Everyone (including me) thought I was nuts and that clearly I was still going through post-divorce lunacy.  But the weeks and months rolled on and we spent more and more time together.  When he invited me to the Azores to meet his family I knew he was serious about me and in November 2009 we got engaged.


Today is our 1 year wedding anniversary.  Luis is still as sweet and loving as when we first got together.  We still make each other laugh every day and speak our own little language of "Portuglish".  I am so very blessed to have found him.  I feel like maybe Lou had a hand in helping me make it through those rough times and in leading me to Luis once he knew I'd be ready to accept him.  For that, I'll be forever grateful.


Lou


Luis

11 comments:

Jay Gee said...

Wow Jen... that is a sad but also incredibly sweet story. So glad you finally meet Luis and the very best wishes on your 1 year wedding anniversary. Hugs Judith

Lynn said...

Jen, thank you for sharing your wonderful love store with us. I am sure that Lou had a hand in your mtg your handsome Luis! Happy anniversary to the two of you and many, many more fabulous years to come!

kasia c. said...

Oh Jen! I am a little teary, thank you for sharing such a personal story. I wish you both a wonderful anniversary, and endless years of happiness.

Emily Leiphart said...

Oh my gosh, Jen, what a heartfelt story! I love that you were so honest and personal. I, too, had been going through a divorce when I met my current husband so I guess that makes us soul sisters in a way. :) Happy anniversary to you and Luis!!

Deborah Frings said...

Jen - what a bittersweet story. I'm so happy that you've celebrated your first anniversary and Luis looks gorgeous!! And your friend Lou sounds like he was a wonderful person too.

Wishing you and Luis a very Happy Anniversary and many more to come, hugs Deborah xx

Jocelyn Olson said...

What an amazing and powerful story. I know you're not a writer for a living, but you could be! It's funny how connections get made, and it makes you wonder about how people come in and out of our lives. I'm so glad you got a second chance. Happy anniversary to you and Luis!

Tina said...

What a lovely story! I had to smile when you said that your dogs liked Luis, when they weren't such a fan of the other guys.
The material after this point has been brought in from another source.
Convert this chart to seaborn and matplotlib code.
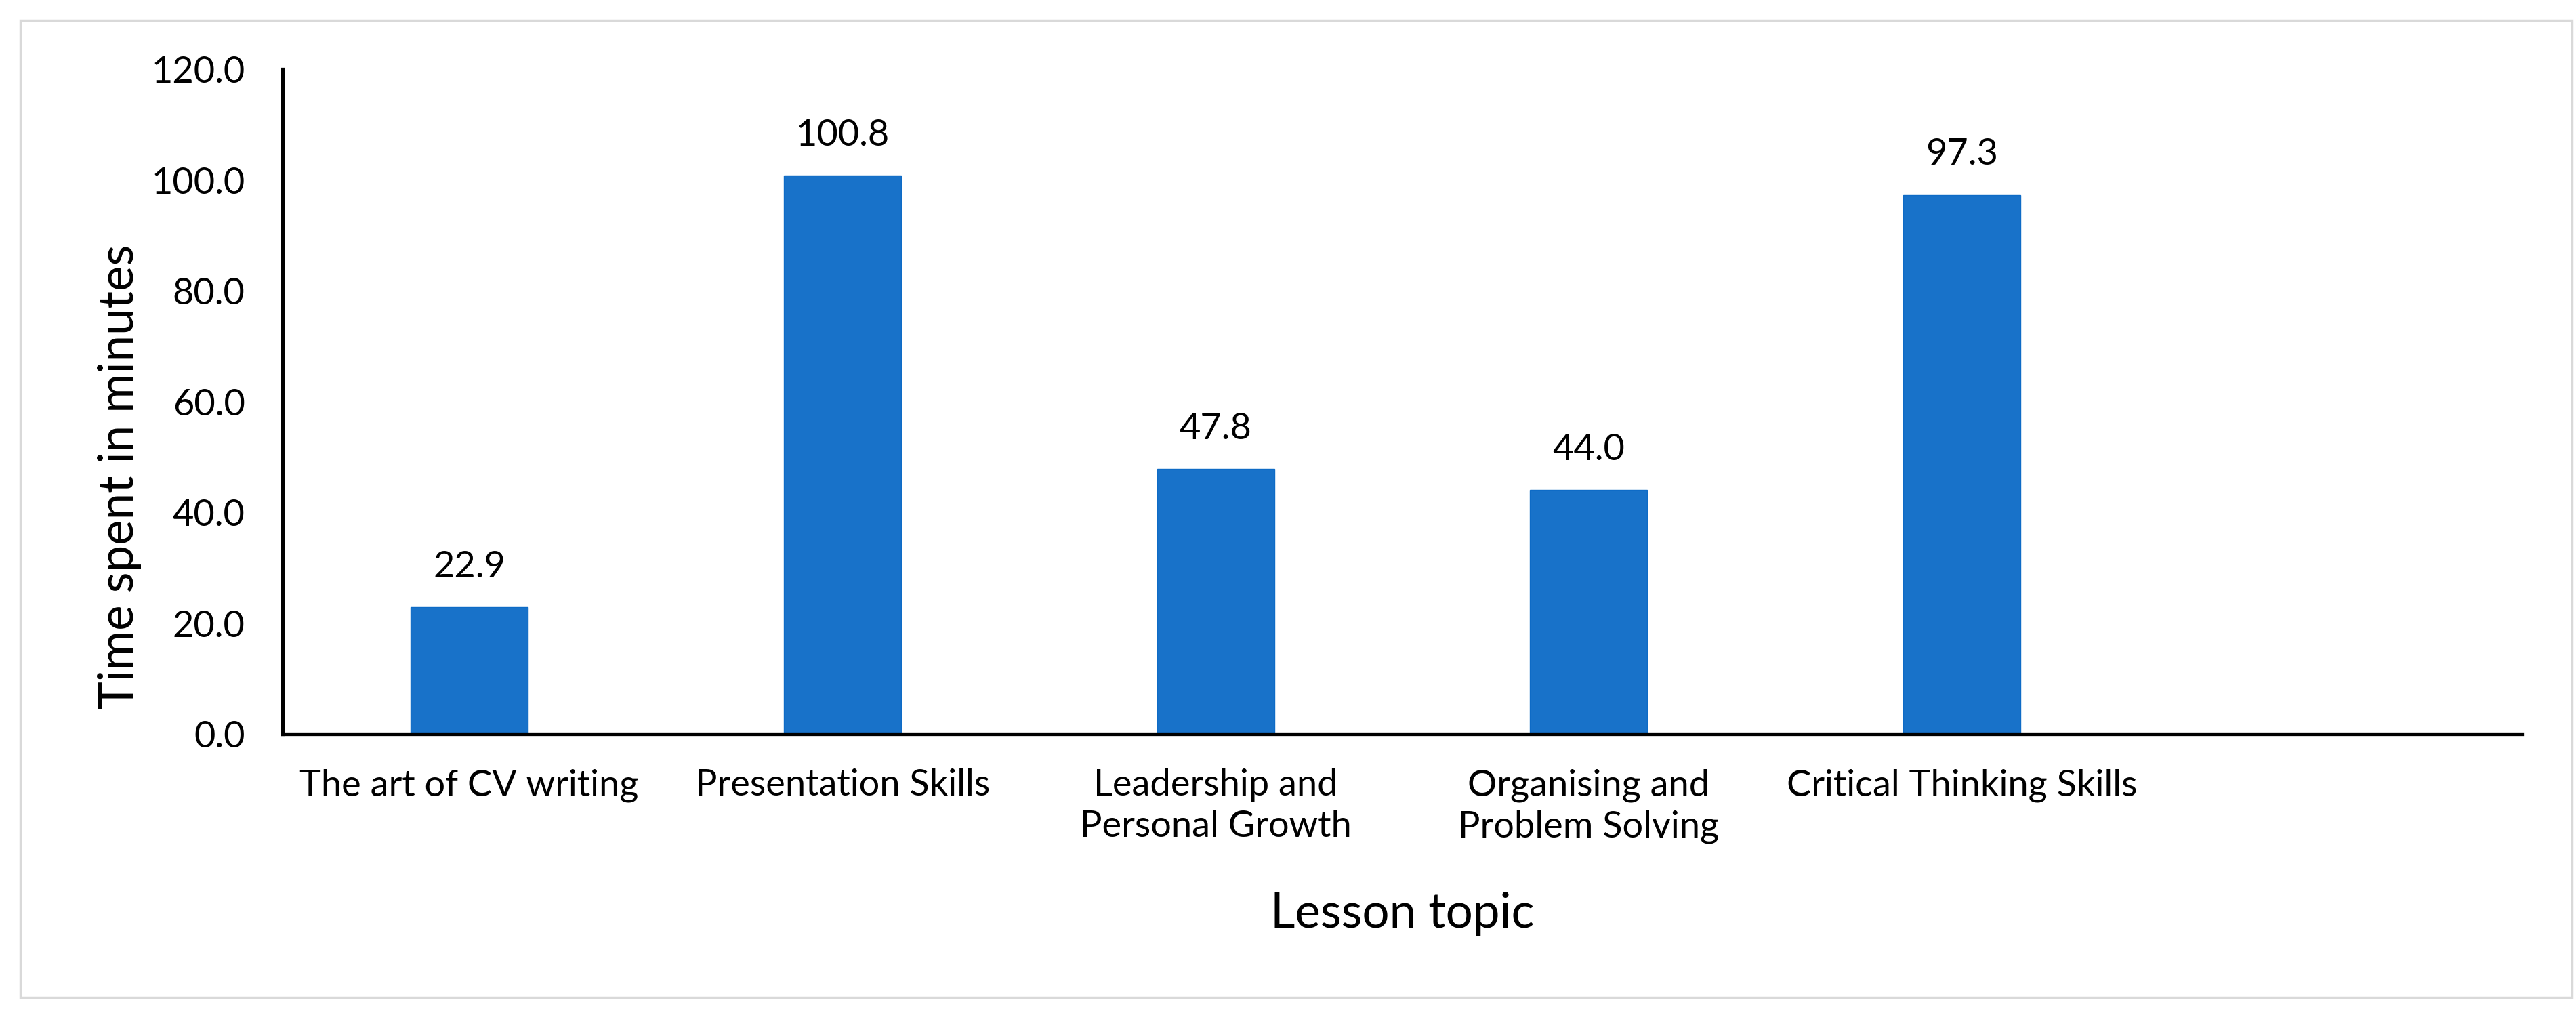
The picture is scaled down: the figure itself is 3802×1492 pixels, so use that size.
import matplotlib
matplotlib.use("Agg")
import matplotlib.pyplot as plt
import seaborn as sns
import pandas as pd
from matplotlib.patches import Rectangle

# data
topics = ["The art of CV writing", "Presentation Skills", "Leadership and\nPersonal Growth",
          "Organising and\nProblem Solving", "Critical Thinking Skills"]
minutes = [22.9, 100.8, 47.8, 44.0, 97.3]
y_ticks = [0, 20, 40, 60, 80, 100, 120]

df = pd.DataFrame({"topic": topics, "minutes": minutes})

sns.set_theme(style="white")
plt.rcParams["font.family"] = ["Lato", "DejaVu Sans"]

fig = plt.figure(figsize=(38.02, 14.92), dpi=100)
ax = fig.add_axes([0.1097, 0.2741, 0.8692, 0.6575])

sns.barplot(data=df, x="topic", y="minutes", color="#1872C9", saturation=1,
            width=0.314, ax=ax, edgecolor="#0E6BC6", linewidth=1)

for i, v in enumerate(minutes):
    ax.annotate(f"{v:.1f}", (i, v), xytext=(0, 43), textcoords="offset points",
                ha="center", va="center", fontsize=39, color="black")

ax.set_xlim(-0.5, 5.5)
ax.set_ylim(0, 120)
ax.set_yticks(y_ticks)
ax.set_yticklabels([f"{t:.1f}" for t in y_ticks])
ax.tick_params(axis="both", length=0, labelsize=39, colors="black")
ax.tick_params(axis="x", pad=37)
ax.tick_params(axis="y", pad=40)
for lab in ax.get_xticklabels():
    lab.set_linespacing(1.3)

ax.set_xlabel("Lesson topic", fontsize=51, color="black", labelpad=51)
ax.set_ylabel("Time spent in minutes", fontsize=51, color="black")
ax.yaxis.set_label_coords(-0.063, 0.387)

for s in ["top", "right"]:
    ax.spines[s].set_visible(False)
for s in ["left", "bottom"]:
    ax.spines[s].set_color("black")
    ax.spines[s].set_linewidth(3.8)

fig.patches.append(Rectangle((30 / 3802, 20 / 1492), 3766 / 3802, 1442 / 1492,
                             transform=fig.transFigure, fill=False,
                             edgecolor="#D9D9D9", linewidth=2.5))

fig.savefig("out.png", dpi=100, facecolor="white")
That had to be a good sign. Congratulations and thank you for sharing! :)

Vicky Hayes said...

Thank you for sharing your lovely story Jen. Happy anniversary to you both. Vx

Kim S said...

Jen-
What an incredible story. Life can be so hard, but I know that what you feel for Luis on your 1st anniversary is so much deeper because of your tragic experiences. Best wishes to both of you!

Amber said...

Thank you for sharing this, Jen. My heart broke when I read about the loss of Lou. I am smiling for you to know that you have found Luis and he is everything you wanted and deserve. Happy Anniversary to both of you!

Darnell said...

I just found this, Jen, and am sitting here wrung out. I'm sorry you went through those rough times (but oh the character building they do for us!), but you are a blessed woman to have known the love of these two great Lous. You wrote this before I moved into this wonderful community, but I'm still surprised I've never seen it. Today was meant to be the day I did, I guess. Thank you so much for sharing. I feel honored that you did. Huge hugs, Darnell (but can you please repost the photo of Luis so he isn't sideways?! He's far too handsome to be sideways!)